--- BEGIN Supplied data ---

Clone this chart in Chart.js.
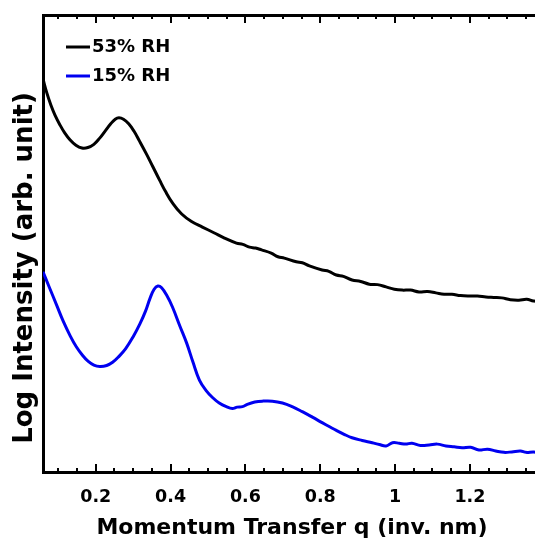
<!DOCTYPE html>
<html>
<head>
<meta charset="utf-8">
<script src="https://cdn.jsdelivr.net/npm/chart.js@4.4.1/dist/chart.umd.min.js"></script>
<style>
  html, body { margin: 0; padding: 0; background: #fff; overflow: hidden; }
  #wrap { width: 535px; height: 542px; overflow: hidden; }
</style>
</head>
<body>
<div id="wrap"><canvas id="saxs" width="541" height="542"></canvas></div>
<script>
// ----------------------------------
// - DATA
// ----------------------------------
var SERIES_LABELS = ['53% RH', '15% RH'];
var SERIES_COLORS = ['#000000', '#0000f0'];

// 53% RH curve: q (inv. nm) and log intensity (arb. unit)
var Q_53 = [0.059, 0.069, 0.080, 0.091, 0.104, 0.117, 0.131, 0.147, 0.163, 0.179,
            0.195, 0.210, 0.225, 0.240, 0.252, 0.262, 0.274, 0.288, 0.302, 0.317,
            0.336, 0.352, 0.371, 0.387, 0.405, 0.429, 0.456, 0.485, 0.517, 0.544,
            0.576, 0.593, 0.611, 0.627, 0.643, 0.669, 0.687, 0.704, 0.736, 0.752,
            0.771, 0.805, 0.823, 0.843, 0.862, 0.885, 0.908, 0.931, 0.953, 0.976,
            0.998, 1.019, 1.041, 1.064, 1.087, 1.109, 1.131, 1.152, 1.175, 1.197,
            1.220, 1.243, 1.264, 1.285, 1.308, 1.331, 1.352, 1.370, 1.390];
var I_53 = [86.0, 83.0, 80.3, 78.1, 76.0, 74.2, 72.7, 71.5, 70.9, 71.0,
            71.7, 73.0, 74.6, 76.2, 77.2, 77.5, 77.2, 76.2, 74.6, 72.4,
            69.5, 66.9, 63.8, 61.3, 58.9, 56.5, 54.8, 53.6, 52.3, 51.2,
            50.1, 49.8, 49.2, 49.0, 48.6, 47.9, 47.1, 46.8, 46.0, 45.8,
            45.1, 44.2, 43.9, 43.1, 42.8, 42.0, 41.7, 41.1, 41.0, 40.5,
            40.0, 39.8, 39.8, 39.4, 39.5, 39.2, 38.9, 38.9, 38.6, 38.5,
            38.5, 38.3, 38.2, 38.1, 37.7, 37.6, 37.8, 37.4, 37.4];

// 15% RH curve
var Q_15 = [0.059, 0.075, 0.096, 0.113, 0.131, 0.148, 0.165, 0.180, 0.195, 0.211,
            0.229, 0.245, 0.262, 0.280, 0.300, 0.318, 0.333, 0.345, 0.356, 0.366,
            0.376, 0.390, 0.405, 0.425, 0.443, 0.460, 0.477, 0.495, 0.512, 0.530,
            0.549, 0.565, 0.578, 0.592, 0.605, 0.625, 0.645, 0.672, 0.699, 0.725,
            0.752, 0.779, 0.805, 0.825, 0.843, 0.865, 0.885, 0.912, 0.939, 0.958,
            0.976, 0.993, 1.011, 1.028, 1.045, 1.068, 1.091, 1.113, 1.136, 1.158,
            1.179, 1.202, 1.224, 1.247, 1.269, 1.291, 1.312, 1.335, 1.350, 1.370,
            1.390];
var I_15 = [43.8, 40.6, 36.4, 33.0, 29.9, 27.4, 25.5, 24.2, 23.4, 23.1,
            23.3, 24.0, 25.3, 27.0, 29.6, 32.4, 35.2, 38.0, 40.0, 40.7,
            40.3, 38.6, 36.1, 31.9, 28.2, 24.0, 20.1, 17.8, 16.3, 15.1,
            14.3, 13.9, 14.2, 14.3, 14.8, 15.3, 15.5, 15.5, 15.1, 14.3,
            13.2, 12.0, 10.8, 9.9, 9.1, 8.2, 7.5, 6.9, 6.4, 6.0,
            5.7, 6.4, 6.3, 6.1, 6.3, 5.8, 5.9, 6.1, 5.7, 5.5,
            5.3, 5.4, 4.8, 5.0, 4.6, 4.3, 4.4, 4.6, 4.3, 4.4,
            4.2];

var X_MIN = 0.059;
var X_MAX = 1.39;
var X_TICKS = [0.2, 0.4, 0.6, 0.8, 1, 1.2];
var X_TICK_LABELS = ['0.2', '0.4', '0.6', '0.8', '1', '1.2'];
var X_TITLE = 'Momentum Transfer q (inv. nm)';
var Y_TITLE = 'Log Intensity (arb. unit)';

function toPoints(qs, vals) {
    return qs.map(function(q, i) { return {x: q, y: vals[i]}; });
}

Chart.defaults.font.family = 'DejaVu Sans';
Chart.defaults.color = '#000';

// Inward ticks on the bottom and top frame lines (majors every 0.2, minors every 0.05)
var frameTicks = {
    id: 'frameTicks',
    afterDatasetsDraw: function(chart) {
        var ctx = chart.ctx, area = chart.chartArea, xs = chart.scales.x;
        ctx.save();
        ctx.strokeStyle = '#000';
        ctx.lineWidth = 2;
        for (var k = 2; k * 0.05 < xs.max; k++) {
            var px = Math.round(xs.getPixelForValue(k * 0.05));
            var len = (k % 4 === 0) ? 8 : 4;
            ctx.beginPath();
            ctx.moveTo(px, area.bottom);
            ctx.lineTo(px, area.bottom - len);
            ctx.moveTo(px, area.top);
            ctx.lineTo(px, area.top + len);
            ctx.stroke();
        }
        ctx.restore();
    }
};

// Legend in the upper left corner of the plot, line sample + bold label
var cornerLegend = {
    id: 'cornerLegend',
    afterDraw: function(chart) {
        var ctx = chart.ctx;
        ctx.save();
        ctx.font = 'bold 18px "DejaVu Sans"';
        ctx.textBaseline = 'middle';
        chart.data.datasets.forEach(function(ds, i) {
            var y = 47 + i * 29;
            ctx.strokeStyle = ds.borderColor;
            ctx.lineWidth = 3;
            ctx.beginPath();
            ctx.moveTo(66, y);
            ctx.lineTo(90, y);
            ctx.stroke();
            ctx.fillStyle = '#000';
            ctx.fillText(ds.label, 92, y);
        });
        ctx.restore();
    }
};

// Rotated y title, placed like the reference (a bit below centre)
var yTitle = {
    id: 'yTitle',
    afterDraw: function(chart) {
        var ctx = chart.ctx;
        ctx.save();
        ctx.font = 'bold 26px "DejaVu Sans"';
        ctx.fillStyle = '#000';
        ctx.textAlign = 'center';
        ctx.textBaseline = 'alphabetic';
        ctx.translate(32, 268);
        ctx.rotate(-Math.PI / 2);
        ctx.fillText(Y_TITLE, 0, 0);
        ctx.restore();
    }
};

var frameBorder = {display: true, width: 3, color: '#000'};

new Chart(document.getElementById('saxs').getContext('2d'), {
    type: 'line',
    data: {
        datasets: [{
            label: SERIES_LABELS[0],
            data: toPoints(Q_53, I_53),
            borderColor: SERIES_COLORS[0],
            borderWidth: 3,
            pointRadius: 0,
            tension: 0.4,
            fill: false
        }, {
            label: SERIES_LABELS[1],
            data: toPoints(Q_15, I_15),
            borderColor: SERIES_COLORS[1],
            borderWidth: 3,
            pointRadius: 0,
            tension: 0.4,
            fill: false
        }]
    },
    options: {
        responsive: false,
        animation: false,
        devicePixelRatio: 1,
        layout: {padding: 0},
        plugins: {
            legend: {display: false},
            tooltip: {enabled: false}
        },
        scales: {
            x: {
                type: 'linear',
                position: 'bottom',
                min: X_MIN,
                max: X_MAX,
                afterFit: function(scale) { scale.height = 70; },
                afterBuildTicks: function(scale) {
                    scale.ticks = X_TICKS.map(function(v) { return {value: v}; });
                },
                grid: {display: false, drawTicks: false},
                border: frameBorder,
                ticks: {
                    padding: 15,
                    maxRotation: 0,
                    autoSkip: false,
                    font: {size: 17.5, weight: 'bold'},
                    callback: function(value, index) { return X_TICK_LABELS[index]; }
                },
                title: {
                    display: true,
                    text: X_TITLE,
                    align: 'center',
                    font: {size: 22, weight: 'bold'},
                    padding: {top: 0, bottom: 1}
                }
            },
            xTop: {
                type: 'linear',
                position: 'top',
                min: X_MIN,
                max: X_MAX,
                afterFit: function(scale) { scale.height = 15; },
                grid: {display: false, drawTicks: false},
                border: frameBorder,
                ticks: {display: false}
            },
            y: {
                type: 'linear',
                position: 'left',
                min: 0,
                max: 100,
                afterFit: function(scale) { scale.width = 43; },
                grid: {display: false, drawTicks: false},
                border: frameBorder,
                ticks: {display: false}
            }
        }
    },
    plugins: [frameTicks, cornerLegend, yTitle]
});
</script>
</body>
</html>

--- END Supplied data ---

(What this task involves):
Each line from the top of the material through the line containing "var SERIES_COLORS = ['#000000', '#0000f0'];" should be reproduced exactly; please drop any images.

(Response to this task):
Clone this chart in Chart.js.
<!DOCTYPE html>
<html>
<head>
<meta charset="utf-8">
<script src="https://cdn.jsdelivr.net/npm/chart.js@4.4.1/dist/chart.umd.min.js"></script>
<style>
  html, body { margin: 0; padding: 0; background: #fff; overflow: hidden; }
  #wrap { width: 535px; height: 542px; overflow: hidden; }
</style>
</head>
<body>
<div id="wrap"><canvas id="saxs" width="541" height="542"></canvas></div>
<script>
// ----------------------------------
// - DATA
// ----------------------------------
var SERIES_LABELS = ['53% RH', '15% RH'];
var SERIES_COLORS = ['#000000', '#0000f0'];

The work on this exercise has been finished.